Dufour 36 Performance
Purpose: competitive club racing, weekend cruising
Recommended race crew: 7 to 8
Best attributes: stability, cockpit design, and interior volume
“We hit a couple of puffs, and the boat just took off.” When a Boat of the Year judge describes the performance of a boat in such a way, the subject of the conversation is typically about one of our sportier boats. Not this time. Allen’s praise was directed at the year’s best crossover, a surprisingly quick 36-foot performance cruiser from the French boatbuilder, Dufour Yachts. Production builders are pretty loose with the use of the term “performance” these days, but as far as the judges were concerned, the Dufour 36 Performance can rightfully claim it.
Credit is due to the design team and management at Dufour, which launched the 36-footer as the first in its new line of modern boats with far better racing potential. What they’ve brought to market is a more aggressive-looking and efficient hull shape with generous bow volume for upwind performance, a hard chine aft, and a deep rudder and T-bulb keel package for good all-around stability. On deck, the set up is definitely more for racing than cruising, with the twin wheel pedestals pushed out to the side, a split mainsheet system, six winches, a retractable carbon sprit, and easy-to-adjust sail controls everywhere on the boat.
“I rated this one really high because of how well it sailed,” said Stewart after testing the boat in 15 knots of wind. “It was really fun to drive. The boat is set up right; it’s got a good in-hauler system on the jib, and all the lines are the right sizes. Without the big, cumbersome steering pedestals you find on similar boats, it was easy to move around the cockpit.”
Its removable cockpit seats also help address the challenge of trimming on a boat with seating and high cockpit coamings, added Stewart: “With the seats removed, the jib trimmer has much better access to the primaries. Downwind, the spinnaker leads were good. With the beveled cabin top edge you could take the sheet to the cabin-top winch and trim from there, if you wanted to.”

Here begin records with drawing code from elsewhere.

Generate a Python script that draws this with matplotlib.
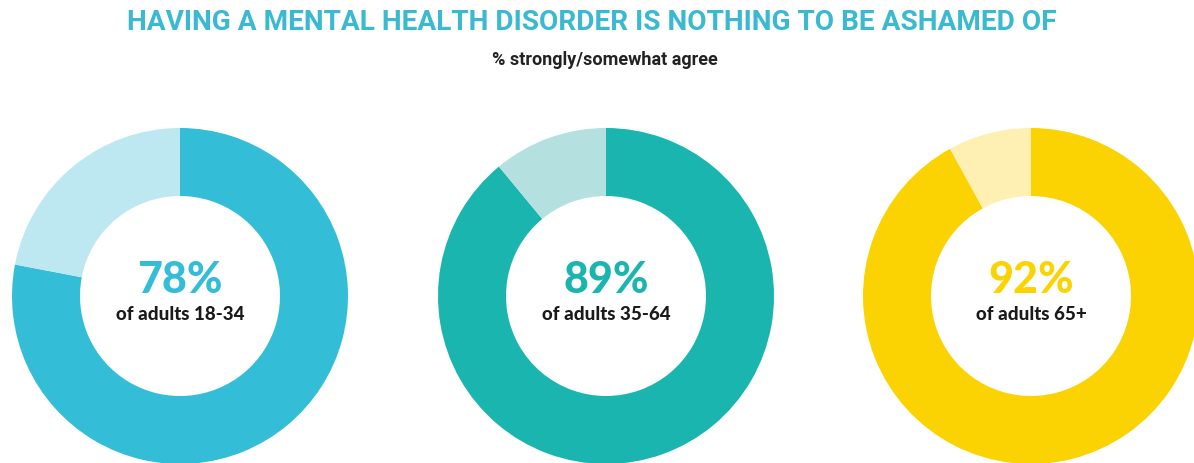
import matplotlib
matplotlib.use("Agg")
import matplotlib.pyplot as plt
from matplotlib import font_manager

# Survey data: share of adults who agree, by age group
groups = ["of adults 18-34", "of adults 35-64", "of adults 65+"]
agree = [78, 89, 92]
main_colors = ["#33BDD7", "#1BB5AF", "#FBD303"]
light_colors = ["#BEE8F1", "#B4E1DF", "#FDF0B2"]

title = "HAVING A MENTAL HEALTH DISORDER IS NOTHING TO BE ASHAMED OF"
subtitle = "% strongly/somewhat agree"

W, H = 1194, 463
fig = plt.figure(figsize=(W / 100, H / 100), dpi=100)
ax = fig.add_axes([0, 0, 1, 1])

names = {f.name for f in font_manager.fontManager.ttflist}
head = "Roboto" if "Roboto" in names else "DejaVu Sans"
body = "Lato" if "Lato" in names else "DejaVu Sans"

centers_x = [180, 606, 1031]
center_y = H - 296
outer_r = 168
ring_w = 68

for cx, val, c_main, c_light, label in zip(centers_x, agree, main_colors,
                                            light_colors, groups):
    ax.pie([val, 100 - val], colors=[c_main, c_light], startangle=90,
           counterclock=False, center=(cx, center_y), radius=outer_r,
           wedgeprops=dict(width=ring_w, linewidth=0), frame=True)
    ax.text(cx, H - 280, f"{val}%", ha="center", va="center",
            fontsize=31, fontweight="black", color=c_main, family=body)
    ax.text(cx, H - 315, label, ha="center", va="center",
            fontsize=13.5, fontweight="black", color="#1a1a1a", family=body)

ax.text(W / 2 - 5, H - 23, title, ha="center", va="center", fontsize=20.2,
        fontweight="bold", color="#3BB9D1", family=head)
ax.text(W / 2 + 8, H - 60, subtitle, ha="center", va="center", fontsize=13,
        fontweight="bold", color="#222222", family=head)

ax.set_xlim(0, W)
ax.set_ylim(0, H)
ax.set_aspect("equal")
ax.axis("off")

fig.savefig("out.png", dpi=100, facecolor="white")
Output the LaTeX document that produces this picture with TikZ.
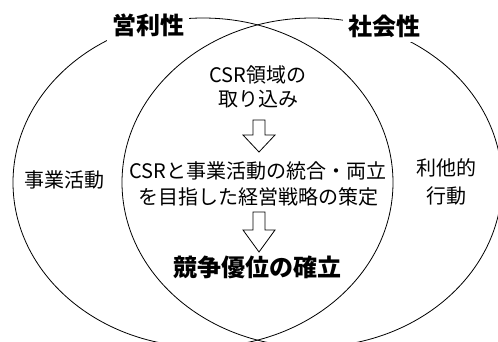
\documentclass[tikz,border=0pt]{standalone}
\usepackage{fontspec}
\setmainfont{Noto Sans CJK JP}
\begin{document}
\begin{tikzpicture}[x=1pt,y=-1pt,
  venn/.style={draw=black,line width=0.8pt},
  lbl/.style={font=\fontsize{20}{25}\selectfont,align=center,inner sep=0pt},
  head/.style={font=\fontsize{24}{28}\selectfont\bfseries,fill=white,inner sep=5pt},
  big/.style={font=\fontsize{24}{28}\selectfont\bfseries,inner sep=0pt},
  blockarrow/.style={draw=black,line width=0.8pt,fill=white,line join=miter}]
\useasboundingbox (0,0) rectangle (498,341);
\begin{scope}
\clip (0,0) rectangle (498,341);
\draw[venn] (203,182.5) ellipse [x radius=190pt, y radius=164.5pt];
\draw[venn] (312,182.5) ellipse [x radius=190pt, y radius=164.5pt];
\end{scope}
\node[head] (eiri) at (148,25) {営利性};
\node[head] (shakai) at (384,26) {社会性};
\node[lbl] (jigyo) at (64,180) {事業活動};
\node[lbl,font=\fontsize{20}{28}\selectfont] (rita) at (446,182) {利他的\\行動};
\node[lbl,font=\fontsize{20}{24.5}\selectfont] (torikomi) at (258,87) {CSR領域の\\取り込み};
\node[lbl,font=\fontsize{20}{26}\selectfont] (senryaku) at (258,184) {CSRと事業活動の統合・両立\\を目指した経営戦略の策定};
\node[big] (kyoso) at (257,267) {競争優位の確立};
\draw[blockarrow] (253,120) -- (253,135) -- (243,135) -- (259,152) -- (275,135) -- (265,135) -- (265,120) -- cycle;
\draw[blockarrow] (253,212) -- (253,230) -- (243,230) -- (259,252) -- (275,230) -- (265,230) -- (265,212) -- cycle;
\end{tikzpicture}
\end{document}
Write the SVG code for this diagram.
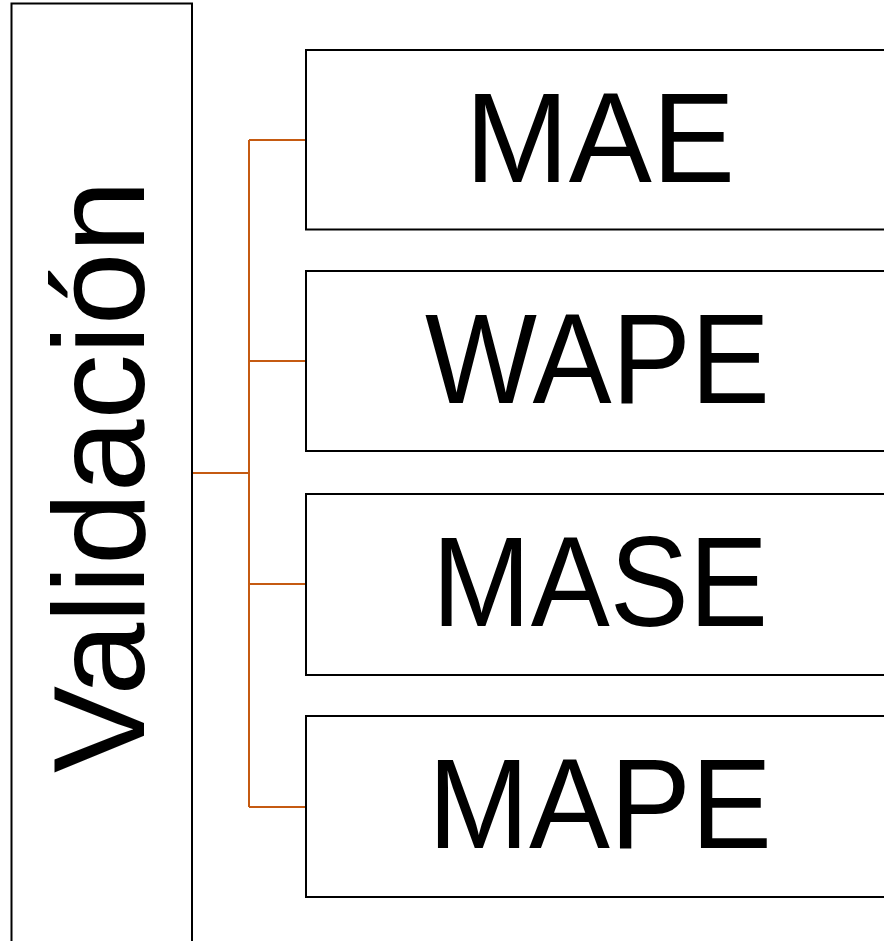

High praise was also given to the boat’s construction and interior layout. The V-berth has double bulkhead doors (making moving sails below much easier), outboard settees are long and comfortable, and there’s everything you could possibly need to cruise it properly for a week. “It was amazing—none of us could find a single thing to complain about,” said Allen. “The craftsmanship you get for the price is unbelievable. This isn’t just the best crossover. I think it’s best value of the year, too. It sailed extremely well, and if you really intended to race it beyond the club level, you could lighten it up with a carbon rig, but as it is, it’s the best crossover we’ve sailed in a while.”